4.6 Composite Types: Creating and Querying Row Types
Right, so you’ve mastered the basic scalar types – integers, text, booleans, the usual suspects. They’re the solo artists. But data is rarely about lone values; it’s about relationships. A person has a first name and a last name. A point on a graph has an x-coordinate and a y-coordinate. Enter the Row Type, PostgreSQL’s brilliantly simple way to keep these related values bundled together. Think of it as a single-column table, a structured record you can pass around as a single unit. It’s the database’s way of saying, “These things belong together, so let’s treat them that way.”

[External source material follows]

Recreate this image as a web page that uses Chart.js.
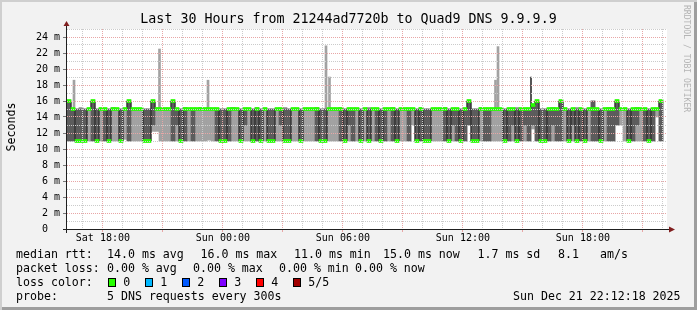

Constructing a Row Type: It’s Literally Parentheses
You don’t need to pre-define a type to use one. The most common way is with a Row Constructor, which is just a fancy term for putting comma-separated values inside parentheses.
SELECT ('John', 'Doe', 42) AS person;
This returns a single column of type record. It’s anonymous and a bit useless on its own. Its real power is unlocked when you store it in a table or, more importantly, when you pair it with a predefined table structure.

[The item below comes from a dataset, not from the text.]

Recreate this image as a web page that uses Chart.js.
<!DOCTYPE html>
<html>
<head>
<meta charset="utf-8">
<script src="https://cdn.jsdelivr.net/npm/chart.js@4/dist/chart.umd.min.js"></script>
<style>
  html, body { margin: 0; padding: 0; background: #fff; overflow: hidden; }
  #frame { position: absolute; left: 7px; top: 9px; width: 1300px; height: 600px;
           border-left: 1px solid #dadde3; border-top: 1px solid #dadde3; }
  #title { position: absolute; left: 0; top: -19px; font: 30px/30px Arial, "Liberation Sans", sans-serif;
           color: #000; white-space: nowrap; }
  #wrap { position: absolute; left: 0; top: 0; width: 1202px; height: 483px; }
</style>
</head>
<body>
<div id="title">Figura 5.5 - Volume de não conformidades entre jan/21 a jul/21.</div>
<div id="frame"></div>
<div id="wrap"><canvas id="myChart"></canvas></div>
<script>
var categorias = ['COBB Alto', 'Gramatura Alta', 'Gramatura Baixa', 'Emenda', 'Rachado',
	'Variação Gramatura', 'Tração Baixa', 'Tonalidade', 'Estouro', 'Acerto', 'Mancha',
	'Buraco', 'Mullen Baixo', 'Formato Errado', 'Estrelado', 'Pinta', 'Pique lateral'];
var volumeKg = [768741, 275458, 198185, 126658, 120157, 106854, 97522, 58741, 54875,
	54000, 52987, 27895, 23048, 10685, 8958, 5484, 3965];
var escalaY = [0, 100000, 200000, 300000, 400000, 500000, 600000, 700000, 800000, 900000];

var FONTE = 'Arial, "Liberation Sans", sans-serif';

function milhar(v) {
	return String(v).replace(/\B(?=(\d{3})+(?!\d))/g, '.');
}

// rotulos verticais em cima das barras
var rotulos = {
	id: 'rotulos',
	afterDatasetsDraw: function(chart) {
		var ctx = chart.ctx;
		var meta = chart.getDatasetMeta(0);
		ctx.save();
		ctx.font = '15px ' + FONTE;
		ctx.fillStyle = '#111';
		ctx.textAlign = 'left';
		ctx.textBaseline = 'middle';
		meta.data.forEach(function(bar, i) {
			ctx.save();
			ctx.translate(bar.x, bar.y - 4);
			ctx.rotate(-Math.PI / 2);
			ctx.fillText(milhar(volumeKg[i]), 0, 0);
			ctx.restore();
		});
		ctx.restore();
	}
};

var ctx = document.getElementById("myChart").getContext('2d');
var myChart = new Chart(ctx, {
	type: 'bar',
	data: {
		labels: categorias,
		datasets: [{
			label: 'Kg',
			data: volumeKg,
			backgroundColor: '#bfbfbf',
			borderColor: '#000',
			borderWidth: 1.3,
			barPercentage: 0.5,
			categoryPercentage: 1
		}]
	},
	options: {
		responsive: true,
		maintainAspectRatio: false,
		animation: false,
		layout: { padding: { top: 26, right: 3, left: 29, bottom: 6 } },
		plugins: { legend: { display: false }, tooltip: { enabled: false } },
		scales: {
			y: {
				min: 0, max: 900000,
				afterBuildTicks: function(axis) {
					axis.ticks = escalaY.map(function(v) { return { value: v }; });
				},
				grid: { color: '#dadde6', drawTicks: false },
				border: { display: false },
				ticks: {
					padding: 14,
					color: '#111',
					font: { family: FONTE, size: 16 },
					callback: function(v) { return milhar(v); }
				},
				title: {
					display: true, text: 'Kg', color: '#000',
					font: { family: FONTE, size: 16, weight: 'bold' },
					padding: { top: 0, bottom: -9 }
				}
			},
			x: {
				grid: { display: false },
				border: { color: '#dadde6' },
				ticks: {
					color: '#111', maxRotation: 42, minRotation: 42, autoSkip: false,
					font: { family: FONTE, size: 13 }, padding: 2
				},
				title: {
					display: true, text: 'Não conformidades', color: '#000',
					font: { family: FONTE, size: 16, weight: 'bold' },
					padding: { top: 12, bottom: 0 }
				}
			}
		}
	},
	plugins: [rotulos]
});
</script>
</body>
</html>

Let’s get practical. Say we’re modeling a sensors table where each sensor reports a 2D coordinate.
CREATE TABLE sensors (
id SERIAL PRIMARY KEY,
location POINT, -- This is a built-in type, but let's pretend it's not for this example.
reading INTEGER
);
-- Instead, we can use a custom row type for the location
CREATE TABLE sensors (
id SERIAL PRIMARY KEY,
location ROW(x INT, y INT), -- Defining the composite type right here
reading INTEGER
);
Now, inserting data is a matter of providing the structured value.

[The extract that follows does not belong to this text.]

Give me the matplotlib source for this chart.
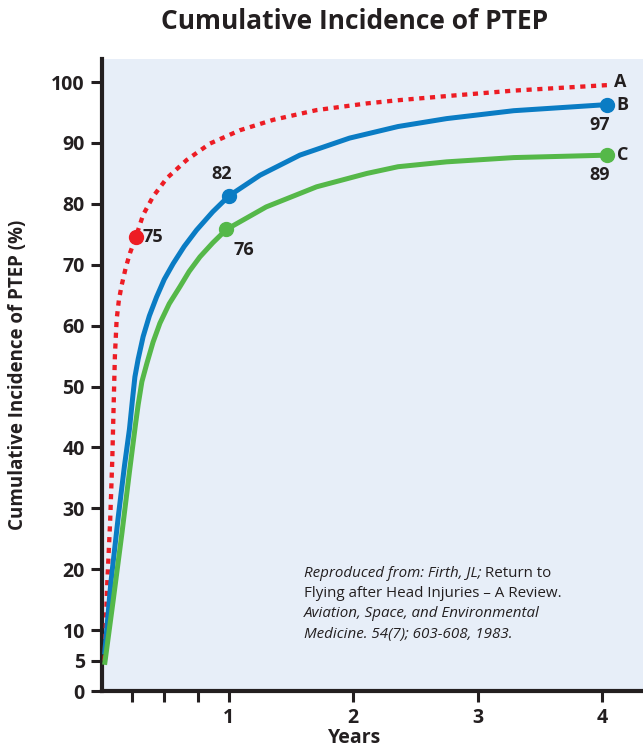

INSERT INTO sensors (location, reading)
VALUES (ROW(10, 20), 42);
You can also just use the parentheses syntax; the ROW keyword is optional but can add clarity.
INSERT INTO sensors (location, reading)
VALUES ((15, -5), 87); -- This works exactly the same
Querying the Beast: Dot Notation is Your Key
This is where most people’s brains short-circuit for a second. You can’t just SELECT location and get something pretty. You’ll get the whole composite value in its native, brackety format (10,20). To get at the good stuff inside, you use dot notation, just like you would in most programming languages.
-- Don't do this. It's technically correct but ugly.
SELECT id, location FROM sensors;
-- Do this. Extract the fields you actually want.
SELECT id, (location).x, (location).y, reading FROM sensors;
Crucial Pitfall Alert: See those parentheses around (location)? They are NOT optional. The query parser gets deeply confused without them because it tries to interpret location.x as a column named x from a table aliased as location. You must wrap the composite column to tell PostgreSQL “evaluate this first, then get its field.”
-- This will likely throw a "missing FROM-clause entry" error
SELECT id, location.x FROM sensors;
-- This is the correct way
SELECT id, (location).x FROM sensors;
The Power of WHERE and UPDATE
This is where row types stop being a neat party trick and start being genuinely powerful. You can use the fields within a row type in your WHERE clauses and UPDATE statements.
-- Find all sensors in a specific vertical strip
SELECT * FROM sensors WHERE (location).x BETWEEN 10 AND 20;
-- Update just the y-coordinate of a sensor's location
UPDATE sensors
SET location.y = 100
WHERE id = 1;
-- You can even update the entire row construct
UPDATE sensors
SET location = ROW((location).x, 100) -- Keeps x, sets y to 100
WHERE id = 1;
Why Bother? The Case for Compositeness
You might be thinking, “Why not just have separate x_coord and y_coord columns?” Fair question. The row type gives you abstraction. You can pass a location around as a single value. Functions can accept or return a ROW(x int, y int) type. This is a stepping stone to more complex operations. For instance, you can check if two entire locations are equal: WHERE sensor1.location = sensor2.location. Doing that with two separate columns is clunky and error-prone. It enforces a logical grouping that separate columns simply don’t. The designers got this one right – it’s a clean, logical way to model intrinsic composites without the overhead of a full join. Use it.